State Key Laboratory of Geo-Information Engineering, Beijing, China.
PLoS One. 2025 Jun 27;20(6):e0326764. doi: 10.1371/journal.pone.0326764. eCollection 2025.
Large language models (LLMs) have demonstrated remarkable performance across various linguistic tasks. However, existing LLMs perform inadequately in information extraction tasks for both Chinese and English. Numerous studies attempt to enhance model performance by increasing the scale of training data. However, discrepancies in the number and type of schemas used during training and evaluation can harm model effectiveness. To tackle this challenge, we propose ChunkUIE, a unified information extraction model that supports Chinese and English. We design a chunked instruction construction strategy that randomly and reproducibly divides all schemas into chunks containing an identical number of schemas. This approach ensures that the union of schemas across all chunks encompasses all schemas. By limiting the number of schemas in each instruction, this strategy effectively addresses the performance degradation caused by inconsistencies in schema counts between training and evaluation. Additionally, we construct some challenging negative schemas using a predefined hard schema dictionary, which mitigates the model's semantic confusion regarding similar schemas.

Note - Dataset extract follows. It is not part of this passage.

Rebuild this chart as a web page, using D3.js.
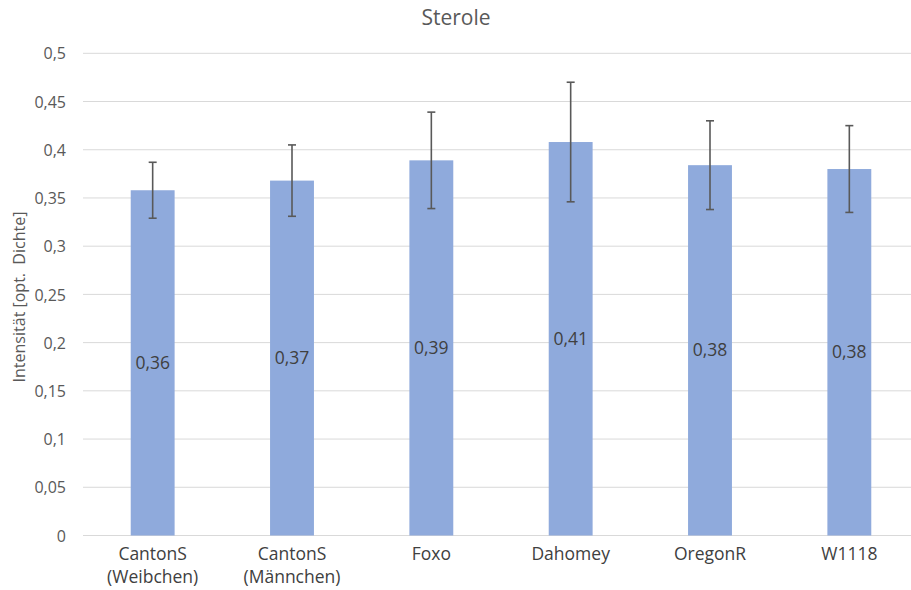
<!DOCTYPE html>
<html><head><meta charset="utf-8">
<script src="https://cdn.jsdelivr.net/npm/d3@7"></script>
<style>body{margin:0;background:#fff;} text{font-family:"Open Sans","Noto Sans",sans-serif;}</style>
</head><body><svg id="c" width="911" height="590"></svg>
<script>
const categories = [["CantonS","(Weibchen)"],["CantonS","(Männchen)"],["Foxo"],["Dahomey"],["OregonR"],["W1118"]];
const values = [0.358, 0.368, 0.389, 0.408, 0.384, 0.380];
const errHigh = [0.387, 0.405, 0.439, 0.470, 0.430, 0.425];
const errLow = [0.329, 0.331, 0.339, 0.346, 0.338, 0.335];
const valueLabels = ["0,36","0,37","0,39","0,41","0,38","0,38"];
const yTicks = [0,0.05,0.1,0.15,0.2,0.25,0.3,0.35,0.4,0.45,0.5];
const title = "Sterole";
const yTitle = "Intensität [opt.  Dichte]";

const svg = d3.select("#c");
const x = d3.scaleBand().domain(d3.range(categories.length)).range([83,919]).paddingInner(0.685).paddingOuter(0.3425);
const y = d3.scaleLinear().domain([0,0.5]).range([535.5,53.3]);
const fmt = d => String(d).replace(".", ",");

// gridlines
svg.append("g").selectAll("line").data(yTicks).join("line")
  .attr("x1",83).attr("x2",911).attr("y1",d=>y(d)).attr("y2",d=>y(d))
  .attr("stroke","#d9d9d9").attr("stroke-width",1);

// y axis labels
const ya = svg.append("g").attr("transform","translate(66,0)")
  .call(d3.axisLeft(y).tickValues(yTicks).tickFormat(fmt).tickSize(0).tickPadding(0));
ya.select(".domain").remove();
ya.selectAll("text").attr("fill","#595959").style("font-size","16px").attr("dy","0.35em");

// bars
svg.append("g").selectAll("rect").data(values).join("rect")
  .attr("x",(d,i)=>x(i)).attr("width",x.bandwidth())
  .attr("y",d=>y(d)).attr("height",d=>y(0)-y(d))
  .attr("fill","#8faadc");

// error bars
const eb = svg.append("g").attr("stroke","#595959").attr("stroke-width",1.6);
values.forEach((v,i)=>{
  const cx = x(i)+x.bandwidth()/2;
  eb.append("line").attr("x1",cx).attr("x2",cx).attr("y1",y(errHigh[i])).attr("y2",y(errLow[i]));
  eb.append("line").attr("x1",cx-4).attr("x2",cx+4).attr("y1",y(errHigh[i])).attr("y2",y(errHigh[i]));
  eb.append("line").attr("x1",cx-4).attr("x2",cx+4).attr("y1",y(errLow[i])).attr("y2",y(errLow[i]));
});

// value labels
svg.append("g").selectAll("text").data(values).join("text")
  .attr("x",(d,i)=>x(i)+x.bandwidth()/2).attr("y",d=>(y(d)+y(0))/2)
  .attr("dy","0.35em").attr("text-anchor","middle")
  .attr("fill","#404040").style("font-size","17.5px").text((d,i)=>valueLabels[i]);

// x axis labels
const xl = svg.append("g").selectAll("text").data(categories).join("text")
  .attr("x",(d,i)=>x(i)+x.bandwidth()/2).attr("y",560)
  .attr("text-anchor","middle").attr("fill","#404040").style("font-size","17.5px");
xl.each(function(d,i){
  const t = d3.select(this);
  d.forEach((line,j)=>{
    t.append("tspan").attr("x",x(i)+x.bandwidth()/2).attr("y",560+j*23).text(line);
  });
});

// title
svg.append("text").attr("x",456).attr("y",25).attr("text-anchor","middle")
  .attr("fill","#595959").style("font-size","21px").text(title);

// y title
svg.append("text").attr("transform","translate(25,297) rotate(-90)")
  .attr("text-anchor","middle").attr("fill","#595959").style("font-size","16px")
  .style("white-space","pre").text(yTitle);
</script></body></html>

Experimental results demonstrate that ChunkUIE enhances zero-shot performance in information extraction.
大语言模型(LLMs)在各种语言任务中都表现出了卓越的性能。然而,现有的大语言模型在中英文信息提取任务中表现不佳。许多研究试图通过增加训练数据规模来提高模型性能。然而,训练和评估过程中使用的模式数量和类型的差异可能会损害模型的有效性。为了应对这一挑战,我们提出了ChunkUIE,一种支持中文和英文的统一信息提取模型。我们设计了一种分块指令构建策略,该策略将所有模式随机且可重复地划分为包含相同数量模式的块。这种方法确保了所有块中模式的并集涵盖所有模式。通过限制每条指令中的模式数量,该策略有效地解决了训练和评估之间模式数量不一致导致的性能下降问题。此外,我们使用预定义的硬模式字典构建了一些具有挑战性的负模式,这减轻了模型对相似模式的语义混淆。实验结果表明,ChunkUIE提高了信息提取中的零样本性能。